▶ _Extracted entries_
--- START ---

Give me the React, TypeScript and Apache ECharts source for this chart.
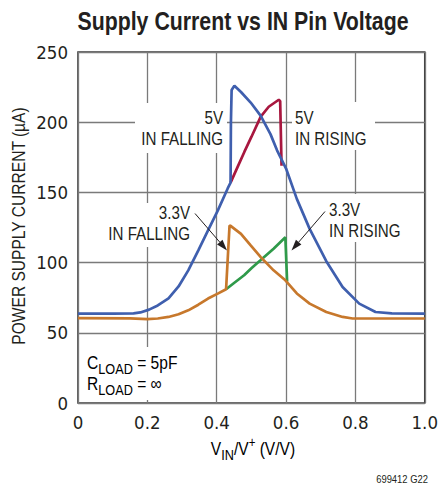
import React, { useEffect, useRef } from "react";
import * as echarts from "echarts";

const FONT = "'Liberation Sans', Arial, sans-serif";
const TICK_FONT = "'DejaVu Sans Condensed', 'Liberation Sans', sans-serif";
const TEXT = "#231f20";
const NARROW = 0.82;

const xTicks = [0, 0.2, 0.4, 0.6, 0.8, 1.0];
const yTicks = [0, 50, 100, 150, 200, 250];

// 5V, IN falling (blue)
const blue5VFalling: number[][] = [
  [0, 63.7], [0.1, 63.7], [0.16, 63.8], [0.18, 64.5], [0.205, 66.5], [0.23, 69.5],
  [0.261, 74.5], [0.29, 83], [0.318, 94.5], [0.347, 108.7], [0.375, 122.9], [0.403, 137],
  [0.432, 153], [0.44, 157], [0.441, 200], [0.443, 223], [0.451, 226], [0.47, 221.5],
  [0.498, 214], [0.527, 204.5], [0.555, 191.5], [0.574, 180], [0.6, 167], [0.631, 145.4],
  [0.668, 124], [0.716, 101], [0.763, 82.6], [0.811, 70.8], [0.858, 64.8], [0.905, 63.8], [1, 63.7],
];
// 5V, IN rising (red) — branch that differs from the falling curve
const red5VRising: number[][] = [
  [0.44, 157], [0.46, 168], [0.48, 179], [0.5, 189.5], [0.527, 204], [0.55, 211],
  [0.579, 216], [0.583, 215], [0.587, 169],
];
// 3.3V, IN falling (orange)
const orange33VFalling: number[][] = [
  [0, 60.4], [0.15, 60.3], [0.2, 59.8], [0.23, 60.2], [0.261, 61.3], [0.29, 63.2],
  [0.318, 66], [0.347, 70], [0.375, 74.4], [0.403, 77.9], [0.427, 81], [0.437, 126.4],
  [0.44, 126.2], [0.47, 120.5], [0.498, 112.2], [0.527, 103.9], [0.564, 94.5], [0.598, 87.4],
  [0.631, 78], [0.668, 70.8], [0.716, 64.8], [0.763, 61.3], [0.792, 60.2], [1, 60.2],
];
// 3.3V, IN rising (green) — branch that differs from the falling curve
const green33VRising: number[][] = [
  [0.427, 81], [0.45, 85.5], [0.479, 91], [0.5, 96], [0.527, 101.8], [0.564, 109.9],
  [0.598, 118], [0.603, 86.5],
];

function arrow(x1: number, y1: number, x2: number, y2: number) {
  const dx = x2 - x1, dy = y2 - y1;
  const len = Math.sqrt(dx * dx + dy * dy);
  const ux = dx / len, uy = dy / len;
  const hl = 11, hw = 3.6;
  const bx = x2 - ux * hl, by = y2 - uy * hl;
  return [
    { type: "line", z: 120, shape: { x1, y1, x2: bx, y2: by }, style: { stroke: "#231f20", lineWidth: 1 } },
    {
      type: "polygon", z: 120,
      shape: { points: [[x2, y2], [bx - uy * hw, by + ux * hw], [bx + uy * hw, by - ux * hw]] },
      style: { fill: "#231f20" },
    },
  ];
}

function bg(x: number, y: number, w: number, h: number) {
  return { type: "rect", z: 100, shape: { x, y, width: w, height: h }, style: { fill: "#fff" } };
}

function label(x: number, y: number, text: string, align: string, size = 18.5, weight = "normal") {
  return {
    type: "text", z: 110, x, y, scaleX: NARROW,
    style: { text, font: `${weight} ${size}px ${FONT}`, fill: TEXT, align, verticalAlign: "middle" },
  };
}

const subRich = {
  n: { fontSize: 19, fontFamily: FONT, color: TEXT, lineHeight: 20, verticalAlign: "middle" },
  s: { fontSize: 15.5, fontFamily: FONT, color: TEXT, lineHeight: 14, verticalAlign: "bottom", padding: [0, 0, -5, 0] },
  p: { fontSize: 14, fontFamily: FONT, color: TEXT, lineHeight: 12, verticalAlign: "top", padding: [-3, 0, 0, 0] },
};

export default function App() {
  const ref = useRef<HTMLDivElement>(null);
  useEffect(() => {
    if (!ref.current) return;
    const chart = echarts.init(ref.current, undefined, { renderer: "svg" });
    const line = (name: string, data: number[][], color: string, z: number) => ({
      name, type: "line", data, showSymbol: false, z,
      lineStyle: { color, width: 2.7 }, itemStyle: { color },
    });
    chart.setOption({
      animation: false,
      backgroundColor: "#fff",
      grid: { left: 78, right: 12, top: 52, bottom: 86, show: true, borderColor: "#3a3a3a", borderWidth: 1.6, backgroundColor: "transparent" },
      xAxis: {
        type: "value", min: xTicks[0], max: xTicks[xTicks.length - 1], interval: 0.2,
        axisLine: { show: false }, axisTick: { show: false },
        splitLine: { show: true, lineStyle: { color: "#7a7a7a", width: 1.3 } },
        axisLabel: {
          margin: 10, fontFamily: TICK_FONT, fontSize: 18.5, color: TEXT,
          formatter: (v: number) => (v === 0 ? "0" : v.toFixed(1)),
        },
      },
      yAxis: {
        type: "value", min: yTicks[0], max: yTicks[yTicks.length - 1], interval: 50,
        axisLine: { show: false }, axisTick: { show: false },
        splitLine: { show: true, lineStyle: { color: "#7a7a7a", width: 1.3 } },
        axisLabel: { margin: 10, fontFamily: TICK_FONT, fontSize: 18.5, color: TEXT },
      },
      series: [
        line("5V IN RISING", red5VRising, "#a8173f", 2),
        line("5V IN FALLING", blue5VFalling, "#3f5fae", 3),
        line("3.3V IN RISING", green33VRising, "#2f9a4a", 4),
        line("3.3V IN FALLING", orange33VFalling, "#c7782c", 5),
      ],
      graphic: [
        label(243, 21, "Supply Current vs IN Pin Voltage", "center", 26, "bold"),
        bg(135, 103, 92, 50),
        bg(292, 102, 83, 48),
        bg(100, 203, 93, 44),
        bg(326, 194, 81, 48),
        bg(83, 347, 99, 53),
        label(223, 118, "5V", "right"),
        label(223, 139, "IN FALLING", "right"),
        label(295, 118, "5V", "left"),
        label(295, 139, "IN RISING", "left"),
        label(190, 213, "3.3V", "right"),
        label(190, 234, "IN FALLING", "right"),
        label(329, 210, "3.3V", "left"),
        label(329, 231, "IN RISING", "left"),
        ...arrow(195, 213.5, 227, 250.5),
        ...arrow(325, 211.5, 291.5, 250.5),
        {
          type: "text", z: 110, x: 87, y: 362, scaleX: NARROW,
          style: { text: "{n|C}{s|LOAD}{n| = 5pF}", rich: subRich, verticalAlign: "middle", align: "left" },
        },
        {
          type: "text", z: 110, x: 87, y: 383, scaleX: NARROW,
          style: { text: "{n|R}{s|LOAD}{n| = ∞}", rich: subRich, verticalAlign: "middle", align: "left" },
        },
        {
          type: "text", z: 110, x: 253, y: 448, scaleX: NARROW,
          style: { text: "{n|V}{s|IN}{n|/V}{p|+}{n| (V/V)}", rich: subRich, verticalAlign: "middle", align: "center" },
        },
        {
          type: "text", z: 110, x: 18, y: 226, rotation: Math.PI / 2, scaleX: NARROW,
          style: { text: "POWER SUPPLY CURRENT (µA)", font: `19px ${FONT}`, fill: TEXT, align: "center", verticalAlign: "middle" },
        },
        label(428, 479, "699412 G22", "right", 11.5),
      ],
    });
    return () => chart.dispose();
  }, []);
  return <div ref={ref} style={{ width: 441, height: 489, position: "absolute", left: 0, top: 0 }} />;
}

--- END ---
--- START ---

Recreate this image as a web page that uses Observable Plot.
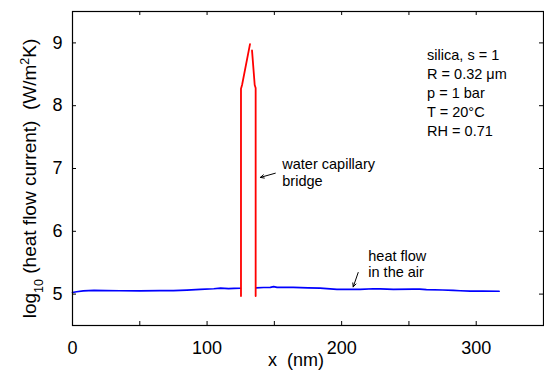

--- END ---

▶ _Task goal_
Of the lines above, quote exactly those from the one with "Give me the" through the one with "import * as", ends included; pictures stay out.

▶ _Output of the task_
Give me the React, TypeScript and Apache ECharts source for this chart.
import React, { useEffect, useRef } from "react";
import * as echarts from "echarts";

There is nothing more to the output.